**YOUR TASK:** Each line below must be set down exactly; omit any image you find.

**SOURCE MATERIAL:**
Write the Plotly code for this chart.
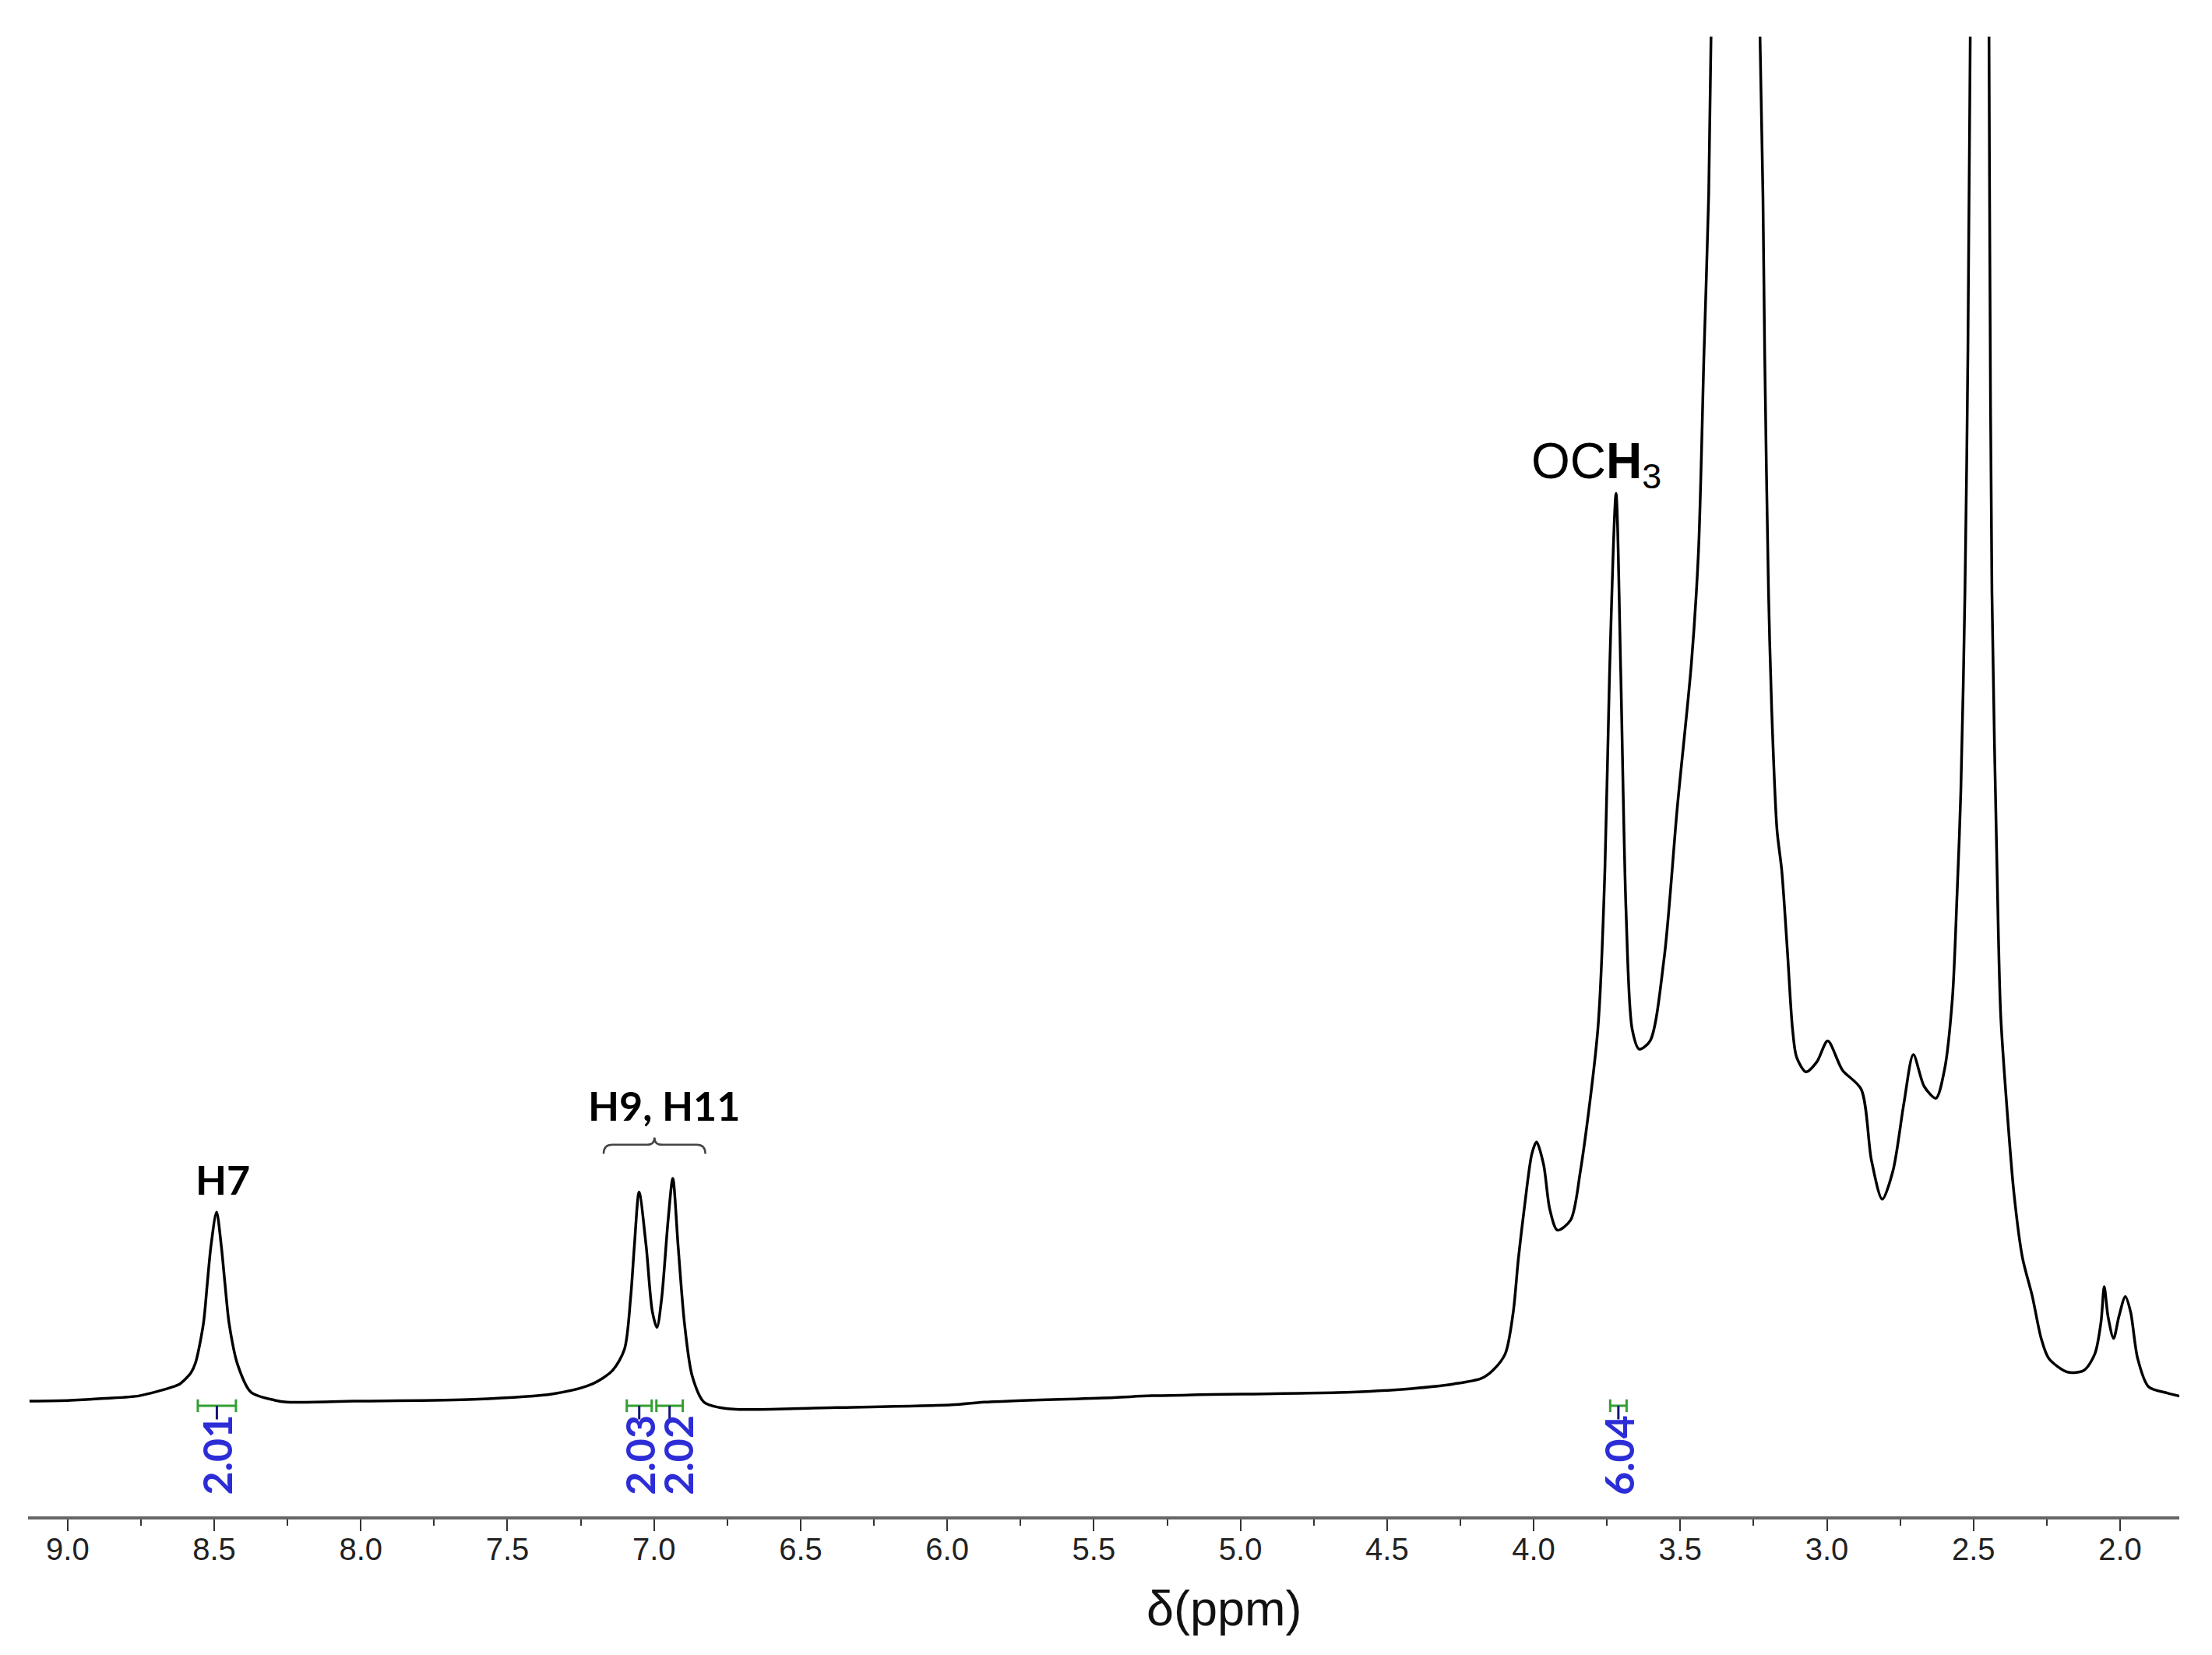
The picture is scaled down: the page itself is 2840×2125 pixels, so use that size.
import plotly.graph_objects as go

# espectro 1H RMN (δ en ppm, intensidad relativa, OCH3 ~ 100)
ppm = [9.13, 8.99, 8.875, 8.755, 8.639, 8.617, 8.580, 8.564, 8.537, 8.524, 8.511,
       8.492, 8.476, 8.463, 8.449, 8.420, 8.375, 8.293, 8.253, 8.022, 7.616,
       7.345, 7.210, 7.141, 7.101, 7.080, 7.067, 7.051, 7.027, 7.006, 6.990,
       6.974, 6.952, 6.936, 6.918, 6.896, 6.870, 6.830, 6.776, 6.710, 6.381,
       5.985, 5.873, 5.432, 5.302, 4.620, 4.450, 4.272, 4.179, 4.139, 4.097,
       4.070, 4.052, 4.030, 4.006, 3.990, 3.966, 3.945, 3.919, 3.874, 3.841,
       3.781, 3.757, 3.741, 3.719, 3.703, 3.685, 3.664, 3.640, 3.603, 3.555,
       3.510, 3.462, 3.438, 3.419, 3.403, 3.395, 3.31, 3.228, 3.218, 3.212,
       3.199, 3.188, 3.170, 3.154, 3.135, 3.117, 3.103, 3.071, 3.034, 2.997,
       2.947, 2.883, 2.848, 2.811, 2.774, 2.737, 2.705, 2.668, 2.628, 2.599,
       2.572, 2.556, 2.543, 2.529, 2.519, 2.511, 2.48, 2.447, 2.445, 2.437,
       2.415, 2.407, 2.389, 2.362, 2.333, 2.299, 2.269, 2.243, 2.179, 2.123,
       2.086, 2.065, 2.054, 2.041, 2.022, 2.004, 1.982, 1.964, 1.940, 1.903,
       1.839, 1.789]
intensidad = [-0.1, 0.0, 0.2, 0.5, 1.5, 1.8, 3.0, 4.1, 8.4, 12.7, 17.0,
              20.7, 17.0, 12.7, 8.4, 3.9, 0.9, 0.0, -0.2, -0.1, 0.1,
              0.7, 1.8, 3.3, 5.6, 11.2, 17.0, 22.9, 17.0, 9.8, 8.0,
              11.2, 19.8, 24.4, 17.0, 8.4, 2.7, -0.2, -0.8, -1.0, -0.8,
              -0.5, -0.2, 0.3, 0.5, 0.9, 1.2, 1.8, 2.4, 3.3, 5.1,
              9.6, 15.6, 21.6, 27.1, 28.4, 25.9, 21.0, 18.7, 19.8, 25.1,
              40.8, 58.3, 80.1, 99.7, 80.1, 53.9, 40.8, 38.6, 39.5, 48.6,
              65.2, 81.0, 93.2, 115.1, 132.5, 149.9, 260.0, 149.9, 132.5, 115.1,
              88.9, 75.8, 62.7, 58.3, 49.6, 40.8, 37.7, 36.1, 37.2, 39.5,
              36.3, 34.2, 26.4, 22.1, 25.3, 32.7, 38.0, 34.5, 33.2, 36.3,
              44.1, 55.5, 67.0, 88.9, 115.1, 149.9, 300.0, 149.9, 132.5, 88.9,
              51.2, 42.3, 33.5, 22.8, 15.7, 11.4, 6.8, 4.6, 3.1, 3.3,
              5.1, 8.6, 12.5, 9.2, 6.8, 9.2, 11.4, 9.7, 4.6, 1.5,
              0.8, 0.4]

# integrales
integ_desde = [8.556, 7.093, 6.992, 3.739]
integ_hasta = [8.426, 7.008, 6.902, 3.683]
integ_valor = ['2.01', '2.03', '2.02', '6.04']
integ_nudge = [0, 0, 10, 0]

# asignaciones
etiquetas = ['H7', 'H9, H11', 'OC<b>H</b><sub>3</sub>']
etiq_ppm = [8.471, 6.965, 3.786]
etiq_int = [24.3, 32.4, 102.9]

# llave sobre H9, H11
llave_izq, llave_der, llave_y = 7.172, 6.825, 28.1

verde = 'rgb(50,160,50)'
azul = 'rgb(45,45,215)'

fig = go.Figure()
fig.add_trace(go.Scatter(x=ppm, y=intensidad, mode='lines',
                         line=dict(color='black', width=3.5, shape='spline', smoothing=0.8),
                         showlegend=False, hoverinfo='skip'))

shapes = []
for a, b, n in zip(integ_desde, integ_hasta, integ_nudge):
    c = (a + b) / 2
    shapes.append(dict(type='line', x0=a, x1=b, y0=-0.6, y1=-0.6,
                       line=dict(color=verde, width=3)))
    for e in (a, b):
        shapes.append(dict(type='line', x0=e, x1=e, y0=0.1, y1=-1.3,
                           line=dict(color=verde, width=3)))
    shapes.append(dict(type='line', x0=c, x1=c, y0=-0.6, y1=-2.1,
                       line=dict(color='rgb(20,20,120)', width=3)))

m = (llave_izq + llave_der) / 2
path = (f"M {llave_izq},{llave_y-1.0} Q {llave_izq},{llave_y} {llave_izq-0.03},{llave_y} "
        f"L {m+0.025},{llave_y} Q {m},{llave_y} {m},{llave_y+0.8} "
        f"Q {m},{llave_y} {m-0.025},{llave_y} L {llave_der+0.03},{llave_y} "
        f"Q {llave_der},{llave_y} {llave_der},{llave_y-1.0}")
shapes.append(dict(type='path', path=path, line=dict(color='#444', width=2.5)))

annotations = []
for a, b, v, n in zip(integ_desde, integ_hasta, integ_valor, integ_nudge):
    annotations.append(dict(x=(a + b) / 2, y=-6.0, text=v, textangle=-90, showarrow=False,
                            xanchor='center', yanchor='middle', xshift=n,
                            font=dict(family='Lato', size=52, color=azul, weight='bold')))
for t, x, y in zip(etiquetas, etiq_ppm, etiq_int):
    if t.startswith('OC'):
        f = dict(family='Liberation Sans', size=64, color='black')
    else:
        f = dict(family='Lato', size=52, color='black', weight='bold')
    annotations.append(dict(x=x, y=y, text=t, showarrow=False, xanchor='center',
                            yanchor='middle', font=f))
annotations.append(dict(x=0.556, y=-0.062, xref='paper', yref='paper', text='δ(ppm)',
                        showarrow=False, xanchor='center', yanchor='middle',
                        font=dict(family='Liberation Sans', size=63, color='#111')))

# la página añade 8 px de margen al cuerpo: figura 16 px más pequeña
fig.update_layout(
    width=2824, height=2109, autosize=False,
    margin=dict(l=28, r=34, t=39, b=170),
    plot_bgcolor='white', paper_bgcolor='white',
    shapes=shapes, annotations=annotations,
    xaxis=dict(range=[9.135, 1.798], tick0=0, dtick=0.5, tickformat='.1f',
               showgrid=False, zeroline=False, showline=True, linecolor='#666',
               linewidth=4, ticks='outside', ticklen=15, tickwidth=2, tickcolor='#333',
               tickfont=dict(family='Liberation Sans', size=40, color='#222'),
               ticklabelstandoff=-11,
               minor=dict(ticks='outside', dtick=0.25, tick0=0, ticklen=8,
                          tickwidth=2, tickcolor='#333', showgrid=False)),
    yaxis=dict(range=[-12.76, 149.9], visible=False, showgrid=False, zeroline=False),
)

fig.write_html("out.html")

**FINISHED TASK:**
Write the Plotly code for this chart.
The picture is scaled down: the page itself is 2840×2125 pixels, so use that size.
import plotly.graph_objects as go

# espectro 1H RMN (δ en ppm, intensidad relativa, OCH3 ~ 100)
ppm = [9.13, 8.99, 8.875, 8.755, 8.639, 8.617, 8.580, 8.564, 8.537, 8.524, 8.511,
       8.492, 8.476, 8.463, 8.449, 8.420, 8.375, 8.293, 8.253, 8.022, 7.616,
       7.345, 7.210, 7.141, 7.101, 7.080, 7.067, 7.051, 7.027, 7.006, 6.990,
       6.974, 6.952, 6.936, 6.918, 6.896, 6.870, 6.830, 6.776, 6.710, 6.381,
       5.985, 5.873, 5.432, 5.302, 4.620, 4.450, 4.272, 4.179, 4.139, 4.097,
       4.070, 4.052, 4.030, 4.006, 3.990, 3.966, 3.945, 3.919, 3.874, 3.841,
       3.781, 3.757, 3.741, 3.719, 3.703, 3.685, 3.664, 3.640, 3.603, 3.555,
       3.510, 3.462, 3.438, 3.419, 3.403, 3.395, 3.31, 3.228, 3.218, 3.212,
       3.199, 3.188, 3.170, 3.154, 3.135, 3.117, 3.103, 3.071, 3.034, 2.997,
       2.947, 2.883, 2.848, 2.811, 2.774, 2.737, 2.705, 2.668, 2.628, 2.599,
       2.572, 2.556, 2.543, 2.529, 2.519, 2.511, 2.48, 2.447, 2.445, 2.437,
       2.415, 2.407, 2.389, 2.362, 2.333, 2.299, 2.269, 2.243, 2.179, 2.123,
       2.086, 2.065, 2.054, 2.041, 2.022, 2.004, 1.982, 1.964, 1.940, 1.903,
       1.839, 1.789]
intensidad = [-0.1, 0.0, 0.2, 0.5, 1.5, 1.8, 3.0, 4.1, 8.4, 12.7, 17.0,
              20.7, 17.0, 12.7, 8.4, 3.9, 0.9, 0.0, -0.2, -0.1, 0.1,
              0.7, 1.8, 3.3, 5.6, 11.2, 17.0, 22.9, 17.0, 9.8, 8.0,
              11.2, 19.8, 24.4, 17.0, 8.4, 2.7, -0.2, -0.8, -1.0, -0.8,
              -0.5, -0.2, 0.3, 0.5, 0.9, 1.2, 1.8, 2.4, 3.3, 5.1,
              9.6, 15.6, 21.6, 27.1, 28.4, 25.9, 21.0, 18.7, 19.8, 25.1,
              40.8, 58.3, 80.1, 99.7, 80.1, 53.9, 40.8, 38.6, 39.5, 48.6,
              65.2, 81.0, 93.2, 115.1, 132.5, 149.9, 260.0, 149.9, 132.5, 115.1,
              88.9, 75.8, 62.7, 58.3, 49.6, 40.8, 37.7, 36.1, 37.2, 39.5,
              36.3, 34.2, 26.4, 22.1, 25.3, 32.7, 38.0, 34.5, 33.2, 36.3,
              44.1, 55.5, 67.0, 88.9, 115.1, 149.9, 300.0, 149.9, 132.5, 88.9,
              51.2, 42.3, 33.5, 22.8, 15.7, 11.4, 6.8, 4.6, 3.1, 3.3,
              5.1, 8.6, 12.5, 9.2, 6.8, 9.2, 11.4, 9.7, 4.6, 1.5,
              0.8, 0.4]

# integrales
integ_desde = [8.556, 7.093, 6.992, 3.739]
integ_hasta = [8.426, 7.008, 6.902, 3.683]
integ_valor = ['2.01', '2.03', '2.02', '6.04']
integ_nudge = [0, 0, 10, 0]

# asignaciones
etiquetas = ['H7', 'H9, H11', 'OC<b>H</b><sub>3</sub>']
etiq_ppm = [8.471, 6.965, 3.786]
etiq_int = [24.3, 32.4, 102.9]

# llave sobre H9, H11
llave_izq, llave_der, llave_y = 7.172, 6.825, 28.1

verde = 'rgb(50,160,50)'
azul = 'rgb(45,45,215)'

fig = go.Figure()
fig.add_trace(go.Scatter(x=ppm, y=intensidad, mode='lines',
                         line=dict(color='black', width=3.5, shape='spline', smoothing=0.8),
                         showlegend=False, hoverinfo='skip'))

shapes = []
for a, b, n in zip(integ_desde, integ_hasta, integ_nudge):
    c = (a + b) / 2
    shapes.append(dict(type='line', x0=a, x1=b, y0=-0.6, y1=-0.6,
                       line=dict(color=verde, width=3)))
    for e in (a, b):
        shapes.append(dict(type='line', x0=e, x1=e, y0=0.1, y1=-1.3,
                           line=dict(color=verde, width=3)))
    shapes.append(dict(type='line', x0=c, x1=c, y0=-0.6, y1=-2.1,
                       line=dict(color='rgb(20,20,120)', width=3)))

m = (llave_izq + llave_der) / 2
path = (f"M {llave_izq},{llave_y-1.0} Q {llave_izq},{llave_y} {llave_izq-0.03},{llave_y} "
        f"L {m+0.025},{llave_y} Q {m},{llave_y} {m},{llave_y+0.8} "
        f"Q {m},{llave_y} {m-0.025},{llave_y} L {llave_der+0.03},{llave_y} "
        f"Q {llave_der},{llave_y} {llave_der},{llave_y-1.0}")
shapes.append(dict(type='path', path=path, line=dict(color='#444', width=2.5)))

annotations = []
for a, b, v, n in zip(integ_desde, integ_hasta, integ_valor, integ_nudge):
    annotations.append(dict(x=(a + b) / 2, y=-6.0, text=v, textangle=-90, showarrow=False,
                            xanchor='center', yanchor='middle', xshift=n,
                            font=dict(family='Lato', size=52, color=azul, weight='bold')))
for t, x, y in zip(etiquetas, etiq_ppm, etiq_int):
    if t.startswith('OC'):
        f = dict(family='Liberation Sans', size=64, color='black')
    else:
        f = dict(family='Lato', size=52, color='black', weight='bold')
    annotations.append(dict(x=x, y=y, text=t, showarrow=False, xanchor='center',
                            yanchor='middle', font=f))
annotations.append(dict(x=0.556, y=-0.062, xref='paper', yref='paper', text='δ(ppm)',
                        showarrow=False, xanchor='center', yanchor='middle',
                        font=dict(family='Liberation Sans', size=63, color='#111')))

# la página añade 8 px de margen al cuerpo: figura 16 px más pequeña
fig.update_layout(
    width=2824, height=2109, autosize=False,
    margin=dict(l=28, r=34, t=39, b=170),
    plot_bgcolor='white', paper_bgcolor='white',
    shapes=shapes, annotations=annotations,
    xaxis=dict(range=[9.135, 1.798], tick0=0, dtick=0.5, tickformat='.1f',
               showgrid=False, zeroline=False, showline=True, linecolor='#666',
               linewidth=4, ticks='outside', ticklen=15, tickwidth=2, tickcolor='#333',
               tickfont=dict(family='Liberation Sans', size=40, color='#222'),
               ticklabelstandoff=-11,
               minor=dict(ticks='outside', dtick=0.25, tick0=0, ticklen=8,
                          tickwidth=2, tickcolor='#333', showgrid=False)),
    yaxis=dict(range=[-12.76, 149.9], visible=False, showgrid=False, zeroline=False),
)

fig.write_html("out.html")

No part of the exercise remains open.